You Say Potato - I Say Potahtoe - Valuation Terms Differ

As plan sponsors ready themselves for new valuation rules, it's critical to understand that "FASB Speak" is not always the same language as that used by traditional business appraisers. Consider the term "fair value."
According to FAS 157, "The definition of fair value retains the exchange price notion in earlier definitions of fair value. This Statement clarifies that the exchange price is the price in an orderly transaction between market participants to sell the asset or transfer the liability in the market in which the reporting entity would transact for the asset or liability, that is, the principal or most advantageous market for the asset or liability. The transaction to sell the asset or transfer the liability is a hypothetical transaction at the measurement date, considered from the perspective of a market participant that holds the asset or owes the liability. Therefore, the definition focuses on the price that would be received to sell the asset or paid to transfer the liability (an exit price), not the price that would be paid to acquire the asset or received to assume the liability (an entry price)." Click here to read a summary of Statement 157.
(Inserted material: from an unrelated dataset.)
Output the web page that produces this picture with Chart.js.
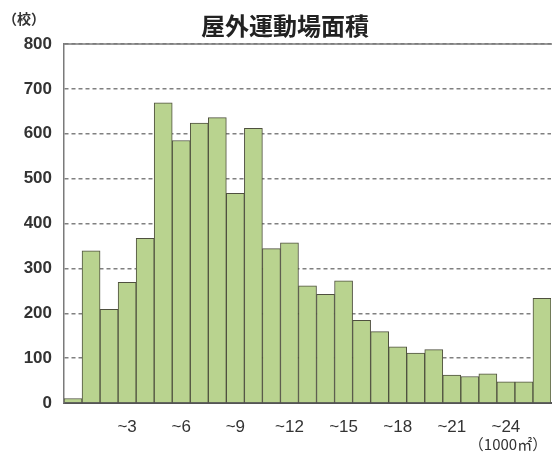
<!DOCTYPE html>
<html>
<head>
<meta charset="utf-8">
<script src="https://cdn.jsdelivr.net/npm/chart.js@4.4.0/dist/chart.umd.min.js"></script>
<style>
  html, body { margin: 0; padding: 0; background: #fff; }
  #wrap { width: 552px; height: 454px; }
</style>
</head>
<body>
<div id="wrap"><canvas id="area"></canvas></div>
<script>
const titleText = "屋外運動場面積";
const yUnit = "（校）";
const xUnit = "（1000㎡）";
const categories = ["~0", "~1", "~2", "~3", "~4", "~5", "~6", "~7", "~8", "~9",
  "~10", "~11", "~12", "~13", "~14", "~15", "~16", "~17", "~18", "~19",
  "~20", "~21", "~22", "~23", "~24", "~25", "25~"];
const schools = [10, 339, 209, 269, 367, 669, 585, 624, 636, 467,
  612, 344, 357, 261, 242, 272, 184, 159, 125, 111,
  119, 62, 59, 65, 47, 47, 233];
const tickLabels = ["~3", "~6", "~9", "~12", "~15", "~18", "~21", "~24"];
const yTicks = [0, 100, 200, 300, 400, 500, 600, 700, 800];

const labelFont = "'Liberation Sans Narrow', 'Liberation Sans', Arial, sans-serif";

// extra texts: title, unit labels, frame line on top
const extras = {
  id: "extras",
  afterDraw(chart) {
    const ctx = chart.ctx;
    const a = chart.chartArea;
    ctx.save();
    ctx.strokeStyle = "#7a7a7a";
    ctx.lineWidth = 1.5;
    ctx.beginPath();
    ctx.moveTo(a.left, a.top);
    ctx.lineTo(a.right + 2, a.top);
    ctx.stroke();
    ctx.fillStyle = "#222";
    ctx.textAlign = "center";
    ctx.textBaseline = "middle";
    ctx.font = "bold 24px 'Noto Sans CJK JP', sans-serif";
    ctx.fillText(titleText, 285, 26);
    ctx.fillStyle = "#333";
    ctx.font = "bold 14px 'Noto Sans CJK JP', sans-serif";
    ctx.fillText(yUnit, 24, 19);
    ctx.font = "15px 'Noto Sans CJK JP', sans-serif";
    ctx.fillText(xUnit, 508, 444);
    ctx.restore();
  }
};

new Chart(document.getElementById("area"), {
  type: "bar",
  data: {
    labels: categories,
    datasets: [{
      data: schools,
      backgroundColor: "#b9d38f",
      borderColor: "#4f503f",
      borderWidth: 1,
      barPercentage: 1,
      categoryPercentage: 1,
    }],
  },
  plugins: [extras],
  options: {
    responsive: true,
    maintainAspectRatio: false,
    animation: false,
    layout: { padding: { top: 44, left: 0, right: 1, bottom: 0 } },
    plugins: {
      legend: { display: false },
      tooltip: { enabled: false },
      title: { display: false },
    },
    scales: {
      x: {
        grid: { display: false },
        border: { color: "#555", width: 2 },
        afterFit: (scale) => { scale.height = 51; },
        ticks: {
          autoSkip: false,
          maxRotation: 0,
          padding: 6,
          color: "#333",
          font: { family: labelFont, size: 17 },
          callback: function (value) {
            const lab = categories[value];
            return tickLabels.includes(lab) ? lab : "";
          },
        },
      },
      y: {
        min: 0,
        max: 800,
        afterFit: (scale) => { scale.width = 64; },
        afterBuildTicks: (scale) => { scale.ticks = yTicks.map(v => ({ value: v })); },
        grid: {
          color: "#808080",
          lineWidth: 1.5,
          drawTicks: false,
        },
        border: { color: "#7a7a7a", width: 1.5, dash: [4, 3] },
        ticks: {
          padding: 12,
          color: "#333",
          font: { family: labelFont, size: 17, weight: "bold" },
        },
      },
    },
  },
});
</script>
</body>
</html>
In contrast, the Model Business Corporation Act 3rd edition (copyrighted 2003 by the American Bar Foundation), defines "fair value" to mean "the value of the corporation’s shares determined:
(i) immediately before the effectuation of the corporate action to which the shareholder objects;
(ii) using customary and current valuation concepts and techniques generally employed for similar businesses in the context of the transaction requiring appraisal; and (iii) without discounting for lack of marketability or minority." Dr. Shannon Pratt (in his book entitled The Lawyer's Business Valuation Handbook) describes "fair value" as a statutory standard of value applied in dissenting shareholder cases but influenced by the actual state venue. He goes on to say that "fair value" is seldom mistaken for "fair market value" in appraisal land.
According to the International Glossary of Business Valuation Terms (2001), fair market value is "the price, expressed in terms of cash equivalents, at which property would change hands between a hypothetical willing and able buyer and a hypothetical willing and able seller, acting at arms length in an open and unrestricted market, when neither is under compulsion to buy or sell and when both have reasonable knowledge of the relevant facts." Click here to access the full glossary.
What's the moral of the story? When people banty about valuation terms, ask exactly what they mean.